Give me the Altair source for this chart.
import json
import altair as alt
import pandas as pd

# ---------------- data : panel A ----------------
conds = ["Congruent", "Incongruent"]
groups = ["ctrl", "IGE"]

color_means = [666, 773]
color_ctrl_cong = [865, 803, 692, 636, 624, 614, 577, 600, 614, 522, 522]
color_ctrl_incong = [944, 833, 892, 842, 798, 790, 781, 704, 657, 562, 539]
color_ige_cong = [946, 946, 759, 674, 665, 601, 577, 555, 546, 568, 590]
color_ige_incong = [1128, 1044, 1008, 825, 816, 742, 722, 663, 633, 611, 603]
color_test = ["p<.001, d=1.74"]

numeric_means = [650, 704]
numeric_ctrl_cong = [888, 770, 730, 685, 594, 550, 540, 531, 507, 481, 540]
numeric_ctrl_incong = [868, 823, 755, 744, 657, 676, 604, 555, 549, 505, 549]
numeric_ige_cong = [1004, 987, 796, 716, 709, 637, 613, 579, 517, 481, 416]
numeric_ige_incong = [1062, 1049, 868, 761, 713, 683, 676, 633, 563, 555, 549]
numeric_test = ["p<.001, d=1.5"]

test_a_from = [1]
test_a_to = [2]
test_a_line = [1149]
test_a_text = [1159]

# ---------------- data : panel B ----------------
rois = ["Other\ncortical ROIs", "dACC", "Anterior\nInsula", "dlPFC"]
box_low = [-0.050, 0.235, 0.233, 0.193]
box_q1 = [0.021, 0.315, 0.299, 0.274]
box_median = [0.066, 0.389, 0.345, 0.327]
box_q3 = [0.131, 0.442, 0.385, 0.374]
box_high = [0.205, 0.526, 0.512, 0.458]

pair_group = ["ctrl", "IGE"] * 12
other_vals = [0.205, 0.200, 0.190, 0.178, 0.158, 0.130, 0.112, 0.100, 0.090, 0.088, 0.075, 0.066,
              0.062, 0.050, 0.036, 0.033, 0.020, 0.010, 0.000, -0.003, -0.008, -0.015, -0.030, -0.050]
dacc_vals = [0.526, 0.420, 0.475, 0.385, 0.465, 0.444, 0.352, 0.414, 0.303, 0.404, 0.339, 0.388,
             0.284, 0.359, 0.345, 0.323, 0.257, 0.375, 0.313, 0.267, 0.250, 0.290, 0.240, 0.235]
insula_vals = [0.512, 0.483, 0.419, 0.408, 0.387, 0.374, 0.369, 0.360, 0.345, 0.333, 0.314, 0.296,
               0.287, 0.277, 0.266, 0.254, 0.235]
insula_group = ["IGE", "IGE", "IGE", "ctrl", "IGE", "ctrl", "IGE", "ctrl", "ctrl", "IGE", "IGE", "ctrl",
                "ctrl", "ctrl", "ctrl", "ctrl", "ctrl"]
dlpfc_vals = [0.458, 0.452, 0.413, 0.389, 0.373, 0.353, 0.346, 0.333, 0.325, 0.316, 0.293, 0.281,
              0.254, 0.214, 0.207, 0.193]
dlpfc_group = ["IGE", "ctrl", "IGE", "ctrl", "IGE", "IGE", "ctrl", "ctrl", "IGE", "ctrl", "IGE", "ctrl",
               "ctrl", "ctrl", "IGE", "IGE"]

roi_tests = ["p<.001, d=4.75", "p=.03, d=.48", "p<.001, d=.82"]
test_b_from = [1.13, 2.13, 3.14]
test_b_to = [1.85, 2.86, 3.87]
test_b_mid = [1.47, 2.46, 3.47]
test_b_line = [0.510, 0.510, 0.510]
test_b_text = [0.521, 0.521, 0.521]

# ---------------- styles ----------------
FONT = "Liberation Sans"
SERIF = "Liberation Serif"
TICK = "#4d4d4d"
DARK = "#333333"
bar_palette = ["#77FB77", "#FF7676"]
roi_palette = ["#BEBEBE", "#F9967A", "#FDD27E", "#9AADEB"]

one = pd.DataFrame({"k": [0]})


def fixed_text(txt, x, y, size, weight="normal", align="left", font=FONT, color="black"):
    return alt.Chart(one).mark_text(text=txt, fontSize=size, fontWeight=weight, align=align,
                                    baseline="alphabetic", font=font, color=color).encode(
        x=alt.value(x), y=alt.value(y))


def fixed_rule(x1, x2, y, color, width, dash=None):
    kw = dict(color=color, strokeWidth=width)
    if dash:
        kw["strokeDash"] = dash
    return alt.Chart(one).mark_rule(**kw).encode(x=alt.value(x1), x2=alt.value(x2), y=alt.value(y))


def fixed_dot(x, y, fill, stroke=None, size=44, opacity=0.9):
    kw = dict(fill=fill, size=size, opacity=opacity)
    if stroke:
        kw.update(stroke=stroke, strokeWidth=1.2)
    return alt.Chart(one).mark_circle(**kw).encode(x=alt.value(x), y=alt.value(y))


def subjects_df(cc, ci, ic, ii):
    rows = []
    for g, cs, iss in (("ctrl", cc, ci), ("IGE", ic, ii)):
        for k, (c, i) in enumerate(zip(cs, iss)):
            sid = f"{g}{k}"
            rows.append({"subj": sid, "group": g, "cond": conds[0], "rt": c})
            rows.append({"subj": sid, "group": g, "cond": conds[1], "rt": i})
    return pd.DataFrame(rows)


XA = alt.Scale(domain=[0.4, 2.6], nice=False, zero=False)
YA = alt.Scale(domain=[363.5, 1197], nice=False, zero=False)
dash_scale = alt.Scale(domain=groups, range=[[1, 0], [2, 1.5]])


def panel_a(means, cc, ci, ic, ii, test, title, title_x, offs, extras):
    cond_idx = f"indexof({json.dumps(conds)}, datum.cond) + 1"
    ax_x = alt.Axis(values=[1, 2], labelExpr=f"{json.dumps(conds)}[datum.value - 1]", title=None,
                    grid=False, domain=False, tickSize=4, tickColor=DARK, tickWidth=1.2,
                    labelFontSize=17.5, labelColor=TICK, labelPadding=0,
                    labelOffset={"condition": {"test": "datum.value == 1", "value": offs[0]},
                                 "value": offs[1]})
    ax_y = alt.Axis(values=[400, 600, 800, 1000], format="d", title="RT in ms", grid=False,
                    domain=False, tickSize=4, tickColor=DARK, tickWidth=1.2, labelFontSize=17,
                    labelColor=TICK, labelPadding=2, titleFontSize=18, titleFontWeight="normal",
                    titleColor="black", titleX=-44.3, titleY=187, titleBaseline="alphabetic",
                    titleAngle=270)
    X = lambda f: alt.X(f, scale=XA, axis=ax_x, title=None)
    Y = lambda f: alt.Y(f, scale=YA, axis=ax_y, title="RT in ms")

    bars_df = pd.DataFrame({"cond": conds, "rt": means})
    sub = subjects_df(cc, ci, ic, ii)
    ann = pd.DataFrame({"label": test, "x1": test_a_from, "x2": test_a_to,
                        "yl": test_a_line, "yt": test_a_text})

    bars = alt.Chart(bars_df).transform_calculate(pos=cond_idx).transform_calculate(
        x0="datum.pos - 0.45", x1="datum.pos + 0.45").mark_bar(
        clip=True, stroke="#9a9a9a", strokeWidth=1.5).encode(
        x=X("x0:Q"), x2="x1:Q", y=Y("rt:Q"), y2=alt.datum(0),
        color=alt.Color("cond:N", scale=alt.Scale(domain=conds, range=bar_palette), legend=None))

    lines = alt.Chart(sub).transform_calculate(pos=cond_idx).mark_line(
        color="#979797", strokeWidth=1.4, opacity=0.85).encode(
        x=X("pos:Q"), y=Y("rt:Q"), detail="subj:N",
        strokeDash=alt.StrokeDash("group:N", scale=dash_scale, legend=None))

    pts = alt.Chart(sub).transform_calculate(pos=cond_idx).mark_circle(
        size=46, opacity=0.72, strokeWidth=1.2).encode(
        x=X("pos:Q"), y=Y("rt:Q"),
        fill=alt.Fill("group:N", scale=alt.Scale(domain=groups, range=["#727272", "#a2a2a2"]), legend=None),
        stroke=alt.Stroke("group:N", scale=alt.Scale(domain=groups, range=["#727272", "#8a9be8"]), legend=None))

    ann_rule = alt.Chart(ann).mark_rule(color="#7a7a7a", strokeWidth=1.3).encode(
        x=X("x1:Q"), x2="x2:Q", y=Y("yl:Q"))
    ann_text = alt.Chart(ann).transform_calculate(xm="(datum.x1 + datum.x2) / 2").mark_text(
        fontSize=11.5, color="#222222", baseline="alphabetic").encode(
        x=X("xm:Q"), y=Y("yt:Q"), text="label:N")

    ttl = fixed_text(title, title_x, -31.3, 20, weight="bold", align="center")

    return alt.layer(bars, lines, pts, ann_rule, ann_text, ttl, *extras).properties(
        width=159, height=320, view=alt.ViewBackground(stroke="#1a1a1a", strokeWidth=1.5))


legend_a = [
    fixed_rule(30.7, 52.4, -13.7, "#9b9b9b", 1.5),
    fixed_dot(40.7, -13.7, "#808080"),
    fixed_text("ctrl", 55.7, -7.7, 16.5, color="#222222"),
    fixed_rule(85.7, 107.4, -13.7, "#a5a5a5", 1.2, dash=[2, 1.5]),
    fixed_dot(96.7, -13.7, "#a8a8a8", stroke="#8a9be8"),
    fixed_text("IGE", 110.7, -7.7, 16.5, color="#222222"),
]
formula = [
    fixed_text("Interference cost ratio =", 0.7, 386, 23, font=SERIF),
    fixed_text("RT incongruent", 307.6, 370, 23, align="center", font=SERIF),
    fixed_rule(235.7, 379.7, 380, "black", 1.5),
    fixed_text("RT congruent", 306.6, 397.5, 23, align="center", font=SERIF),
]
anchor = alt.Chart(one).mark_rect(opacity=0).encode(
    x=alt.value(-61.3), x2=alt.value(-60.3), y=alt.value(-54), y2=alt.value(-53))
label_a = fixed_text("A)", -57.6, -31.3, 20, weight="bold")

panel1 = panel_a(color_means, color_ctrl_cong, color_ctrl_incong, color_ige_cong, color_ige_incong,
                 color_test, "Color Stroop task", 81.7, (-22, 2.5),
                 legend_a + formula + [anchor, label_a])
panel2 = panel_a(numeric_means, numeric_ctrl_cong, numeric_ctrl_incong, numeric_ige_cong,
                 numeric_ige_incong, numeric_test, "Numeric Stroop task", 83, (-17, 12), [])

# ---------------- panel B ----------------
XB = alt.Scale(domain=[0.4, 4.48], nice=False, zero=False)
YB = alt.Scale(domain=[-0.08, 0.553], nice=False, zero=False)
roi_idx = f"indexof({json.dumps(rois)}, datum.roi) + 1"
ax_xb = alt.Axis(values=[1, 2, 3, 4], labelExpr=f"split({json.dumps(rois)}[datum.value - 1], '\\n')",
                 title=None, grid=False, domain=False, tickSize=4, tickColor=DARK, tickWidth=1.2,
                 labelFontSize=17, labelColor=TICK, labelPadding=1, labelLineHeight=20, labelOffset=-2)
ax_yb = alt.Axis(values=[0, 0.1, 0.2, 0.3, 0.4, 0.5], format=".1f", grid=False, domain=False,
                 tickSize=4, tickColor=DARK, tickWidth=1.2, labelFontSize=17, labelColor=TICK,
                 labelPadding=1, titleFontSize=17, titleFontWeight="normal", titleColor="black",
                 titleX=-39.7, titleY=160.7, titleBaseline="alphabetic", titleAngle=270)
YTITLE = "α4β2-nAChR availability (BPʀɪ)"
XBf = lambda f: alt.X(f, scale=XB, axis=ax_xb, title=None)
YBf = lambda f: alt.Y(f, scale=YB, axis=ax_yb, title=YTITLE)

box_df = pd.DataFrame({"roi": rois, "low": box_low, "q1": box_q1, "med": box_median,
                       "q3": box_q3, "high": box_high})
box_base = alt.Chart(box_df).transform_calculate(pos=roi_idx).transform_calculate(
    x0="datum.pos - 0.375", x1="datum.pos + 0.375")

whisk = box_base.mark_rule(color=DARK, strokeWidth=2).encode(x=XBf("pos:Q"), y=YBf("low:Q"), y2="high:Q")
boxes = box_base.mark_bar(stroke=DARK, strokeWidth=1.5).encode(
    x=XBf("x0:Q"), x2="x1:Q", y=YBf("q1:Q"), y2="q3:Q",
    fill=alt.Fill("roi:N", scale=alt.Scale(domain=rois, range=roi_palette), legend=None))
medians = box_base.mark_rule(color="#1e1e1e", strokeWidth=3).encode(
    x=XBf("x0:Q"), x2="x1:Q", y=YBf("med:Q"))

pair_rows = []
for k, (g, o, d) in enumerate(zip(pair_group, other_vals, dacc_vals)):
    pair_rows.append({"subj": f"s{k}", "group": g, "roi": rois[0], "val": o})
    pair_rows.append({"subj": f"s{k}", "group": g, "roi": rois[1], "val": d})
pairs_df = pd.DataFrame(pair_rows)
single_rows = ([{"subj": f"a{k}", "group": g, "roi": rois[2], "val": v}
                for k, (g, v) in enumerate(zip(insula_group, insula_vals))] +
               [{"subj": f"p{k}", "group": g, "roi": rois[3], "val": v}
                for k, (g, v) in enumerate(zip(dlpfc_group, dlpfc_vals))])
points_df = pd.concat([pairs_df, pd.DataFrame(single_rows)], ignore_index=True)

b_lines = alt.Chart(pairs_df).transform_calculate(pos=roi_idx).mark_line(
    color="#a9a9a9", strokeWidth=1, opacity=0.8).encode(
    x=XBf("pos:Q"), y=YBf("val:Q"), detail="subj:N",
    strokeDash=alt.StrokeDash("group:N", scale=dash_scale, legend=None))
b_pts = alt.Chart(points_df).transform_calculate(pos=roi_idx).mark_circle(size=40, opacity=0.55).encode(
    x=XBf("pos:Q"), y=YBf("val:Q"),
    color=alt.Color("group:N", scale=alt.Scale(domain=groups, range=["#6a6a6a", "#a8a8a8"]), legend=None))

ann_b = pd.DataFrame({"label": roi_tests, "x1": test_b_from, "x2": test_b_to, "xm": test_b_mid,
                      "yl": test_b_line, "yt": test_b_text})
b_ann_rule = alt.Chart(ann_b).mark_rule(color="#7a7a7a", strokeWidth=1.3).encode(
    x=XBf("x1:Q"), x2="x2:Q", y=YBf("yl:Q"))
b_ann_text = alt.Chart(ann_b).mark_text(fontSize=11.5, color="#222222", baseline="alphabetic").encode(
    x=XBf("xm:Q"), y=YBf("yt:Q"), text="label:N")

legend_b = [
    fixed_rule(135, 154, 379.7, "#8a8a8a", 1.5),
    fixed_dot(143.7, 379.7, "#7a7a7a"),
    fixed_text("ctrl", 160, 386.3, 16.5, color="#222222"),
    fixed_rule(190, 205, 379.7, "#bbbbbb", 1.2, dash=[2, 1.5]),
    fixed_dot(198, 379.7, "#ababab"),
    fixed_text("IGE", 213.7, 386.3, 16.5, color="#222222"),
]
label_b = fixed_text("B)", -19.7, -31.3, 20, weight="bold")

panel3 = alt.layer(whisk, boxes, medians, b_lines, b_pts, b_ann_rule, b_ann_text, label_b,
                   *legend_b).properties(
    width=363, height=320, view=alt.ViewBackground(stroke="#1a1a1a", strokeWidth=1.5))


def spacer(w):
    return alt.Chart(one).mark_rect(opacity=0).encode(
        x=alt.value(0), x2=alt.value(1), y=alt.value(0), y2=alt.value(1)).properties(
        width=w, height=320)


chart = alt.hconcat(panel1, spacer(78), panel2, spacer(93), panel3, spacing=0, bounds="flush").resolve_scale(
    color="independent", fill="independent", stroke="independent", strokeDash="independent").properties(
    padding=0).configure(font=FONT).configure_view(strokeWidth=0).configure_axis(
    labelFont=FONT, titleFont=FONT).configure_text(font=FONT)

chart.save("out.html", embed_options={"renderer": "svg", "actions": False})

__EXERCISE__: Quote exactly the stretch of lines above that starts at the first one and ends at the line with "test_a_text = [1159]", and nothing beyond it.

__RESPONSE TO THIS EXERCISE__:
Give me the Altair source for this chart.
import json
import altair as alt
import pandas as pd

# ---------------- data : panel A ----------------
conds = ["Congruent", "Incongruent"]
groups = ["ctrl", "IGE"]

color_means = [666, 773]
color_ctrl_cong = [865, 803, 692, 636, 624, 614, 577, 600, 614, 522, 522]
color_ctrl_incong = [944, 833, 892, 842, 798, 790, 781, 704, 657, 562, 539]
color_ige_cong = [946, 946, 759, 674, 665, 601, 577, 555, 546, 568, 590]
color_ige_incong = [1128, 1044, 1008, 825, 816, 742, 722, 663, 633, 611, 603]
color_test = ["p<.001, d=1.74"]

numeric_means = [650, 704]
numeric_ctrl_cong = [888, 770, 730, 685, 594, 550, 540, 531, 507, 481, 540]
numeric_ctrl_incong = [868, 823, 755, 744, 657, 676, 604, 555, 549, 505, 549]
numeric_ige_cong = [1004, 987, 796, 716, 709, 637, 613, 579, 517, 481, 416]
numeric_ige_incong = [1062, 1049, 868, 761, 713, 683, 676, 633, 563, 555, 549]
numeric_test = ["p<.001, d=1.5"]

test_a_from = [1]
test_a_to = [2]
test_a_line = [1149]
test_a_text = [1159]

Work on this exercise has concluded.